**SUPPLIED MATERIAL**:

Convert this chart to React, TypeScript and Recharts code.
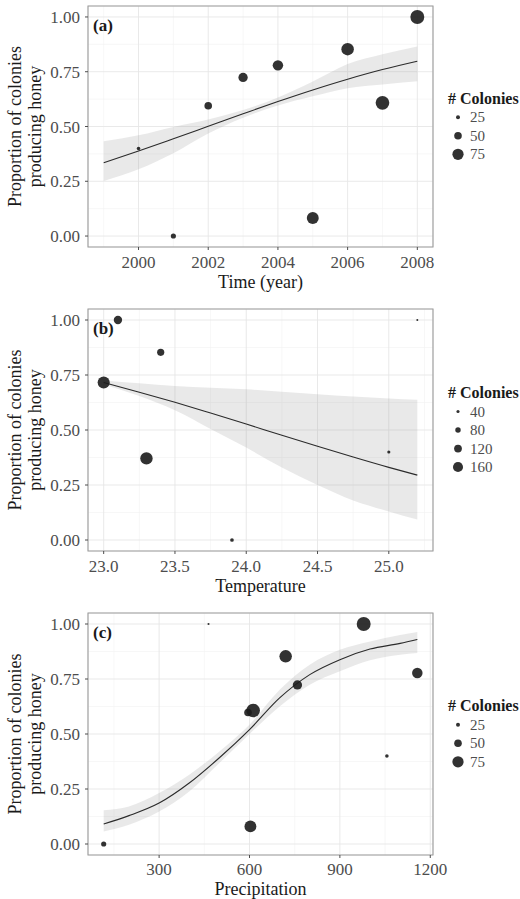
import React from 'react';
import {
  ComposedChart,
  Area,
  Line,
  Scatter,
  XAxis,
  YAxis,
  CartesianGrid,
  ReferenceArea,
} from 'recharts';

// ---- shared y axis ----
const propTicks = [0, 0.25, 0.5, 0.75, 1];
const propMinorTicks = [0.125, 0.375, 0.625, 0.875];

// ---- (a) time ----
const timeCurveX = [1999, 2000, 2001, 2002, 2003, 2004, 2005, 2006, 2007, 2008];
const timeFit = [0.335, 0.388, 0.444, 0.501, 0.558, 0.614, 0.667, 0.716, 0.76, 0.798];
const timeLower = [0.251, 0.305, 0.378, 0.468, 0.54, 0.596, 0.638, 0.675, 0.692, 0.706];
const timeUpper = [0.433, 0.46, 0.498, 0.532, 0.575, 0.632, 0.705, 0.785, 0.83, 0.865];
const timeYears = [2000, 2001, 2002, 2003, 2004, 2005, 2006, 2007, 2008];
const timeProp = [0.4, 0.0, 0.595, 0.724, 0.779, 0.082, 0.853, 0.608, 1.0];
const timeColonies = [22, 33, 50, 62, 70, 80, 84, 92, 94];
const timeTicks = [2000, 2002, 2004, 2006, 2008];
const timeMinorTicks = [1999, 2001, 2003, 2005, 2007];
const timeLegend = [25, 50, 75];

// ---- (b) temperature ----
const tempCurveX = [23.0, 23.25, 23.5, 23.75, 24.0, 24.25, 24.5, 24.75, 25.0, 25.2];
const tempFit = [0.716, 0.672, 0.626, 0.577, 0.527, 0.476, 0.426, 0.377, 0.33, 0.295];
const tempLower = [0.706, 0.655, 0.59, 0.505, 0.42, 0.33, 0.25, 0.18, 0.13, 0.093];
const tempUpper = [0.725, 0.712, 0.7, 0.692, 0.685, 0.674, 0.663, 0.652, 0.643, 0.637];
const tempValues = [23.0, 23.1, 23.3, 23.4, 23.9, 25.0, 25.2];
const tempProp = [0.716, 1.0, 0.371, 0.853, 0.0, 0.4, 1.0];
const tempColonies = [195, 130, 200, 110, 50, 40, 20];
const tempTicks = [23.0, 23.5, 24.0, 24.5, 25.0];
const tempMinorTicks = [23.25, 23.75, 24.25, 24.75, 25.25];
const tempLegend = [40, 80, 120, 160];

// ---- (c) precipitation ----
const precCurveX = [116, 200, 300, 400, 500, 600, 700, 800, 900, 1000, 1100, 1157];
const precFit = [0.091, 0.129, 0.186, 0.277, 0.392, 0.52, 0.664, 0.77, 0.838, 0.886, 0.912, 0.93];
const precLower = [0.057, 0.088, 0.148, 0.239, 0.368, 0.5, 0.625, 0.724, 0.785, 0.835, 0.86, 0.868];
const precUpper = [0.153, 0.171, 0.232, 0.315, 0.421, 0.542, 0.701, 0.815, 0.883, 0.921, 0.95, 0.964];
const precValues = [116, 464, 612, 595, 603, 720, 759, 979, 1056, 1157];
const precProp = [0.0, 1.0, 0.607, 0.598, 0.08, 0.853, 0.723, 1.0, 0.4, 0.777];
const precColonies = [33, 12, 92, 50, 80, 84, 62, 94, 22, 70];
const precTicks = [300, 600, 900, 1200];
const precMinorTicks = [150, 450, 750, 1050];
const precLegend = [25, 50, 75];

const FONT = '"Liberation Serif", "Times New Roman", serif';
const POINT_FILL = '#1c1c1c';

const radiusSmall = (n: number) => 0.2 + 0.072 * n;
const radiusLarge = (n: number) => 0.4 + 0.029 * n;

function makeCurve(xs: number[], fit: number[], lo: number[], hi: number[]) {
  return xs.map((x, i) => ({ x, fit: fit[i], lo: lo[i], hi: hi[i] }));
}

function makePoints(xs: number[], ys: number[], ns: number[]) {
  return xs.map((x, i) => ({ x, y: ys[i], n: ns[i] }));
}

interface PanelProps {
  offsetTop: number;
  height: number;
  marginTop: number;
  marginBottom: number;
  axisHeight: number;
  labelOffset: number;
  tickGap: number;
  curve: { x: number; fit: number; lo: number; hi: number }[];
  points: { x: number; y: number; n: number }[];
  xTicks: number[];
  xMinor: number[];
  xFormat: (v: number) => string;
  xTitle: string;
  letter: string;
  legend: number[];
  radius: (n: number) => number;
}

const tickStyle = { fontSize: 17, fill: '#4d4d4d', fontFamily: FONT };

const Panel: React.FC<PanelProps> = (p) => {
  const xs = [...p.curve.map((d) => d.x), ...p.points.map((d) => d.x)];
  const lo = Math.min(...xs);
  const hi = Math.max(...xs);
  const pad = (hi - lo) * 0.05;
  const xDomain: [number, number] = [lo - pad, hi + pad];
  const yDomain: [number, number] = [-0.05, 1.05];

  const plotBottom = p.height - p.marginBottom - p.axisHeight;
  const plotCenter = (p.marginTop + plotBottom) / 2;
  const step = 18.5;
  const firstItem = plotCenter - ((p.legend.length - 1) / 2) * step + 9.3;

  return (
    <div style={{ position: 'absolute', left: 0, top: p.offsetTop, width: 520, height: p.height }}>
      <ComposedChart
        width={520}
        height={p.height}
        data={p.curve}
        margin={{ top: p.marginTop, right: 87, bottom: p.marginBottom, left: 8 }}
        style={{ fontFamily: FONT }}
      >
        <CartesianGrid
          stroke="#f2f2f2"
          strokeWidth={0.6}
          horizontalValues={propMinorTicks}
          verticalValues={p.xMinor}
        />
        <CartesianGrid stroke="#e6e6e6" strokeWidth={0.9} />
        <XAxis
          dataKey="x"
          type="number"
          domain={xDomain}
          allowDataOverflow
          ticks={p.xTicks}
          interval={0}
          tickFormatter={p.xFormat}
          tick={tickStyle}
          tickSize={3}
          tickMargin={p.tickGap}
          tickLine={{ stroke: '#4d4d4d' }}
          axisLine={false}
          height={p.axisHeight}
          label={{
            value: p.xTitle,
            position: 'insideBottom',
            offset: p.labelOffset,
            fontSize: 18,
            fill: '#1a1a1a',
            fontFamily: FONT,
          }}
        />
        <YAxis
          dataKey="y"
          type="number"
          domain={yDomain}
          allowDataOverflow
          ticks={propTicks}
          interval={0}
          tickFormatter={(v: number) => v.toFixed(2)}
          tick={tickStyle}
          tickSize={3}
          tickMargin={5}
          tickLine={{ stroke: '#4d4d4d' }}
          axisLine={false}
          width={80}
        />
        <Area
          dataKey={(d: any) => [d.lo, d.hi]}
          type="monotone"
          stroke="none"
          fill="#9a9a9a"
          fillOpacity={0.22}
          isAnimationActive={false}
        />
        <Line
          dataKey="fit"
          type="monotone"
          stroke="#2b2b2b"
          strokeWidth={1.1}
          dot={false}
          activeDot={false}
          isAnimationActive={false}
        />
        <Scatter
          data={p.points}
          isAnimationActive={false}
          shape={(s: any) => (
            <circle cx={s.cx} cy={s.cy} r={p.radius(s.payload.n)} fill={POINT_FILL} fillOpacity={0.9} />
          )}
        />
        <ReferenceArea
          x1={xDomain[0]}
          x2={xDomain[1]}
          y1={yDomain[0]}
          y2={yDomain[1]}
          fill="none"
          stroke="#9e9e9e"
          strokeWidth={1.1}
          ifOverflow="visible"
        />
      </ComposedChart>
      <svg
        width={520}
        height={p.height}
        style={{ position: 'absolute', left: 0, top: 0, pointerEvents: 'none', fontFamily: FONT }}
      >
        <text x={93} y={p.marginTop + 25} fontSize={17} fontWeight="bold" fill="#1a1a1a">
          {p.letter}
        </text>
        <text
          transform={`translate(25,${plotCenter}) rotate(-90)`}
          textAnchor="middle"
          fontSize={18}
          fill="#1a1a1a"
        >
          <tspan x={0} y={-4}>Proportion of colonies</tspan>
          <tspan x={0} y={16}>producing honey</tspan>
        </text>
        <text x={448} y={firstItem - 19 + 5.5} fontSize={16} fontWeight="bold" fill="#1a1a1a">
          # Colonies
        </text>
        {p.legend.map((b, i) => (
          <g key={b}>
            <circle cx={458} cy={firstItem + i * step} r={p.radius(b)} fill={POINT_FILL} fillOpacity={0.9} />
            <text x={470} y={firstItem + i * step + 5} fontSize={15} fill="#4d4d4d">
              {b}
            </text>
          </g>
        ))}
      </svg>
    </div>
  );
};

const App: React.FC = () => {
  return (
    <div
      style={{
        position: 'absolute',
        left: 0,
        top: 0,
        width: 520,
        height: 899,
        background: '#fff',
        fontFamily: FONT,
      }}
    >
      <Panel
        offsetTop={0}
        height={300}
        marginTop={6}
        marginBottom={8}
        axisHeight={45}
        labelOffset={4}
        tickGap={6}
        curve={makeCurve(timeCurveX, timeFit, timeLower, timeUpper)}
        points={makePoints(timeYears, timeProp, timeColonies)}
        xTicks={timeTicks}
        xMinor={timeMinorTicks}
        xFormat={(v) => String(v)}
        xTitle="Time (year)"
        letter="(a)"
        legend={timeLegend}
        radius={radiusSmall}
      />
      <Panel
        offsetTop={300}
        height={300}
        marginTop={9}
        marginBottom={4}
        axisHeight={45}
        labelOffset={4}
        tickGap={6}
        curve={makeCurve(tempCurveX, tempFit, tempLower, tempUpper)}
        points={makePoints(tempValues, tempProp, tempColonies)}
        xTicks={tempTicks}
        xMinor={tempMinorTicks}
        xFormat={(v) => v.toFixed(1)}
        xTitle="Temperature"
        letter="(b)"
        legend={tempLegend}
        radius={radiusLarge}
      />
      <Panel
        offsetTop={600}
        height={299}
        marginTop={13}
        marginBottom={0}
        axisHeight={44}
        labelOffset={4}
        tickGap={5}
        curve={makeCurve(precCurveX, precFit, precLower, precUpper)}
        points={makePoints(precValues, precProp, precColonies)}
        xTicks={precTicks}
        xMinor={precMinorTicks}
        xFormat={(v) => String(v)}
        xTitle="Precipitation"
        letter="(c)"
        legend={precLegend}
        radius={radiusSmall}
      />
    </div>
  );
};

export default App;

**TASK GOAL**: Write out an exact copy of the listing, first line through the line containing "const propMinorTicks = [0.125, 0.375, 0.625, 0.875];", with the pictures left out.

**RESULT BELOW**:
Convert this chart to React, TypeScript and Recharts code.
import React from 'react';
import {
  ComposedChart,
  Area,
  Line,
  Scatter,
  XAxis,
  YAxis,
  CartesianGrid,
  ReferenceArea,
} from 'recharts';

// ---- shared y axis ----
const propTicks = [0, 0.25, 0.5, 0.75, 1];
const propMinorTicks = [0.125, 0.375, 0.625, 0.875];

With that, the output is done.